* Task goal *
Search the listing below for the string "this" and show each line that contains it.
——————————
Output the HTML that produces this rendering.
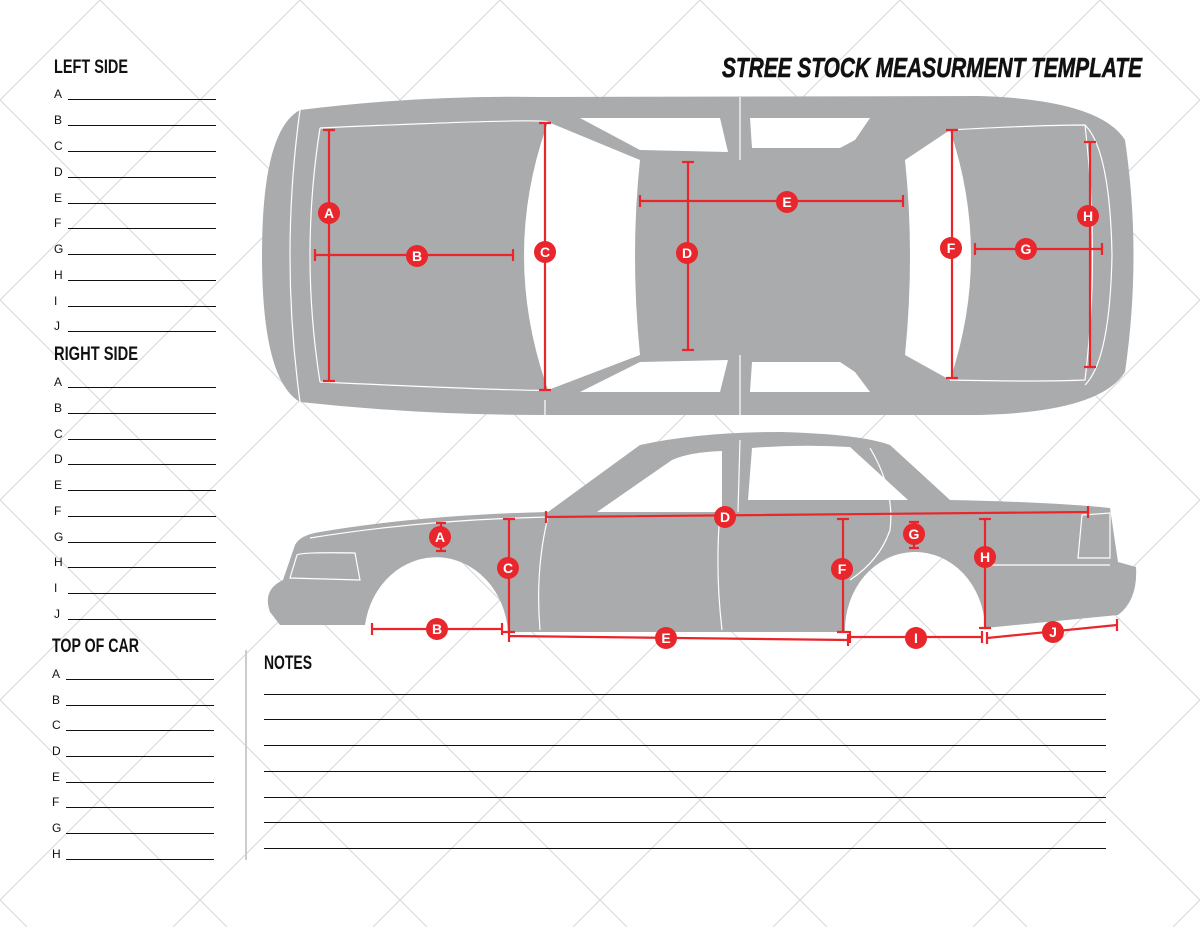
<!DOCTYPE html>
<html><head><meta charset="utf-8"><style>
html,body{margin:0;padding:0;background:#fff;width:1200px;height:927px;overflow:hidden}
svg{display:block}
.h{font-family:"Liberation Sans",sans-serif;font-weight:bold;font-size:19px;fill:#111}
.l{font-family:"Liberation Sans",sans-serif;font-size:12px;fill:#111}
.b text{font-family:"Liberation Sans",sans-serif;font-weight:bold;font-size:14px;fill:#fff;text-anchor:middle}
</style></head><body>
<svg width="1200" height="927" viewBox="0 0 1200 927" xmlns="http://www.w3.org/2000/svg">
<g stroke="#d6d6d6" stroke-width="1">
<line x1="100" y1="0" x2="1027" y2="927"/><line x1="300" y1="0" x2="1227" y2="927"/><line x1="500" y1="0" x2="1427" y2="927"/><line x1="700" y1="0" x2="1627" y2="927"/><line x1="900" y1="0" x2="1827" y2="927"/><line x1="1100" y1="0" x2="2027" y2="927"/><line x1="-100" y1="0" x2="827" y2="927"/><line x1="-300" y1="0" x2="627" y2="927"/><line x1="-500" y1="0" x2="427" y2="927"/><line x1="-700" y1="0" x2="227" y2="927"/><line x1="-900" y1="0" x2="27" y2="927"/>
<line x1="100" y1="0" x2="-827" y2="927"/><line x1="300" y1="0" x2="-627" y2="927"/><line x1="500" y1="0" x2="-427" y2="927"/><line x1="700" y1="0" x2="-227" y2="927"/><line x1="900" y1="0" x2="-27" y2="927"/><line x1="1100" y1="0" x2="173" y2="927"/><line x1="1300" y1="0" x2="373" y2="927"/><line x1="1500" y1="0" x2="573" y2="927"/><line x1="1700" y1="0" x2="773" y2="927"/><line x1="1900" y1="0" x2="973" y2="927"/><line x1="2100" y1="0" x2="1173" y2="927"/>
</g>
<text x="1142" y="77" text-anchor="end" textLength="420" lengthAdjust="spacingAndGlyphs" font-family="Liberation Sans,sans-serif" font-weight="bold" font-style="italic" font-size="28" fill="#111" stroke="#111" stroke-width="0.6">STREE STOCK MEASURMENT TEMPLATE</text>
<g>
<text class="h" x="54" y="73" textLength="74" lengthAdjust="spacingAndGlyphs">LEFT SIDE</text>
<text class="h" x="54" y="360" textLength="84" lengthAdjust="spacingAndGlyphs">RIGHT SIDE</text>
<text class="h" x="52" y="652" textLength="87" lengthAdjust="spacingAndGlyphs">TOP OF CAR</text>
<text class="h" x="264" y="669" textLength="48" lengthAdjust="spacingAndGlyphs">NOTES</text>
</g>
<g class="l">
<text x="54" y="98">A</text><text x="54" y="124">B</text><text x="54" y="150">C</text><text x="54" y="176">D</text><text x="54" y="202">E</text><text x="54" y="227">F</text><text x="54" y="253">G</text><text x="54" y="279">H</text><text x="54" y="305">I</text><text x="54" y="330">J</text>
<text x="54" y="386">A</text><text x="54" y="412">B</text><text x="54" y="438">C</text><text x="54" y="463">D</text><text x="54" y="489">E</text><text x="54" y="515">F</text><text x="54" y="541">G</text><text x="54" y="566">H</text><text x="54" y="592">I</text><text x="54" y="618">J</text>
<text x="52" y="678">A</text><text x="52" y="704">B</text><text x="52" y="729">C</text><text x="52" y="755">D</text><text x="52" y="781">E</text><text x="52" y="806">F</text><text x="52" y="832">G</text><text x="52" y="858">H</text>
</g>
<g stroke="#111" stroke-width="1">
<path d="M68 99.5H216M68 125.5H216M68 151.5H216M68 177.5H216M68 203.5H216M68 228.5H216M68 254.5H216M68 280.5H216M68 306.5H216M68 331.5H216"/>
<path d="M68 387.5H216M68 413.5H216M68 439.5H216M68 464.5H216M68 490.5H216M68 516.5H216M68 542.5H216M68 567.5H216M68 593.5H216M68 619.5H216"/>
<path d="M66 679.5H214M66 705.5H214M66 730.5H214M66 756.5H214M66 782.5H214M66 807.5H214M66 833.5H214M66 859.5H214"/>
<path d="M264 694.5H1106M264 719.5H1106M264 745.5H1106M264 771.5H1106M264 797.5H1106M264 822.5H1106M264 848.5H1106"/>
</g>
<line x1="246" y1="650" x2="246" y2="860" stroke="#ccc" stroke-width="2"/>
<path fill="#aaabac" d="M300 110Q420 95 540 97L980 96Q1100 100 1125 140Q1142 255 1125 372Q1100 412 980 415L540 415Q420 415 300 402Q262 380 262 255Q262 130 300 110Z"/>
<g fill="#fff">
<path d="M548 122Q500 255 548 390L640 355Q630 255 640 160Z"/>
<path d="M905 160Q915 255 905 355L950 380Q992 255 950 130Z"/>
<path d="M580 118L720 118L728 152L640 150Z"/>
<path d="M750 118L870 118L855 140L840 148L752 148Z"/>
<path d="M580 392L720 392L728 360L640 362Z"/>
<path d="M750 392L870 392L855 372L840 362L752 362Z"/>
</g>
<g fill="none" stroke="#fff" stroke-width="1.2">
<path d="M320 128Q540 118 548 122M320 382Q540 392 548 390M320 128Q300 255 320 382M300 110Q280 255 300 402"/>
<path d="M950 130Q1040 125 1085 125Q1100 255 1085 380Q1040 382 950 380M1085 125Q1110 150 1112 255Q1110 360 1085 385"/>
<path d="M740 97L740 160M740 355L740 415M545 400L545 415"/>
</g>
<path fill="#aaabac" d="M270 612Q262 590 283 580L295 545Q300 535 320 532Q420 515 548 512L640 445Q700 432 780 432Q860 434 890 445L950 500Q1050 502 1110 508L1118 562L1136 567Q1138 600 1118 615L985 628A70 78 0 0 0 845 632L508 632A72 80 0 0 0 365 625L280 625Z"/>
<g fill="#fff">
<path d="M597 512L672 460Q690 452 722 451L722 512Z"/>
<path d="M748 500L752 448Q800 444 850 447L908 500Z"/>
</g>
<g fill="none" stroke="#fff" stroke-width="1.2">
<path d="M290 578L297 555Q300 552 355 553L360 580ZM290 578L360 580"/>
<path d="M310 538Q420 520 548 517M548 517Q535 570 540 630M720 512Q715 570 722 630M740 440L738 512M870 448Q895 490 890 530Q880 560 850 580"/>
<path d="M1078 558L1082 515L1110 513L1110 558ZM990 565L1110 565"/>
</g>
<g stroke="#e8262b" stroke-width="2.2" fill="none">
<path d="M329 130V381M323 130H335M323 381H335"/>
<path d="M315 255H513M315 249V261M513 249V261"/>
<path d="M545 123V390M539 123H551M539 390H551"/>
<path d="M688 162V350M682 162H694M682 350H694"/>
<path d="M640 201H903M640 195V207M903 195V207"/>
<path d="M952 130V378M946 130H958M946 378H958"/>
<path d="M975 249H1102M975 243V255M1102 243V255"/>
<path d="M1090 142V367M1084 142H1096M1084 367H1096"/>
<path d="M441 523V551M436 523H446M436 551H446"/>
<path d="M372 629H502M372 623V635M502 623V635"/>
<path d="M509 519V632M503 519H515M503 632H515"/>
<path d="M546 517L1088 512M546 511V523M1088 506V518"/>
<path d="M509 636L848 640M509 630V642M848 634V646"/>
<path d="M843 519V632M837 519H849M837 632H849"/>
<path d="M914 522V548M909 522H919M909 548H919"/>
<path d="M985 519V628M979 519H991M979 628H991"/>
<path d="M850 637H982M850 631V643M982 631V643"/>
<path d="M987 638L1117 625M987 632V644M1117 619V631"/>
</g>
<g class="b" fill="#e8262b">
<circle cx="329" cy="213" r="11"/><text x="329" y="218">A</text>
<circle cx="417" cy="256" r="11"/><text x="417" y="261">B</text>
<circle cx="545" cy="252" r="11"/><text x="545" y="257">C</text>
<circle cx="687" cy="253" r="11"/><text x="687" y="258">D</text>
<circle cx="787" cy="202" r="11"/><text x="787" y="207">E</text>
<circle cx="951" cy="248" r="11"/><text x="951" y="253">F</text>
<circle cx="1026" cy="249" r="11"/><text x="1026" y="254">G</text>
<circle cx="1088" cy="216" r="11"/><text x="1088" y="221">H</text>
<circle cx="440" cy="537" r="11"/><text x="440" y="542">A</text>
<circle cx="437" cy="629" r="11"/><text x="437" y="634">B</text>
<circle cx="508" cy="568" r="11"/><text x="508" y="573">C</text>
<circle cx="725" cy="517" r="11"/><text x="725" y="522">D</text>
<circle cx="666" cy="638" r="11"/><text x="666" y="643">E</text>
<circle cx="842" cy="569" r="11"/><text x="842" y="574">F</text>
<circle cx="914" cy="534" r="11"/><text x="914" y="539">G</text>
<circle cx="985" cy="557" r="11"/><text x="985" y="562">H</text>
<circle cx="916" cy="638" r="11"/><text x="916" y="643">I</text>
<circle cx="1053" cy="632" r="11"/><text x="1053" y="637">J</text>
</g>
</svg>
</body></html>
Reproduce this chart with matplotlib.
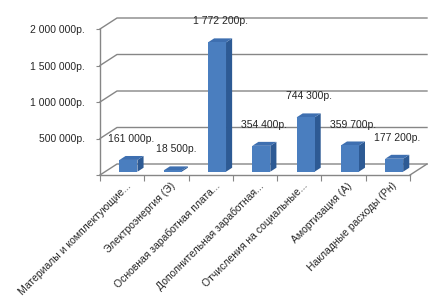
——————————
* Exercise result *
Output the HTML that produces this rendering.
Reproduce this chart with matplotlib.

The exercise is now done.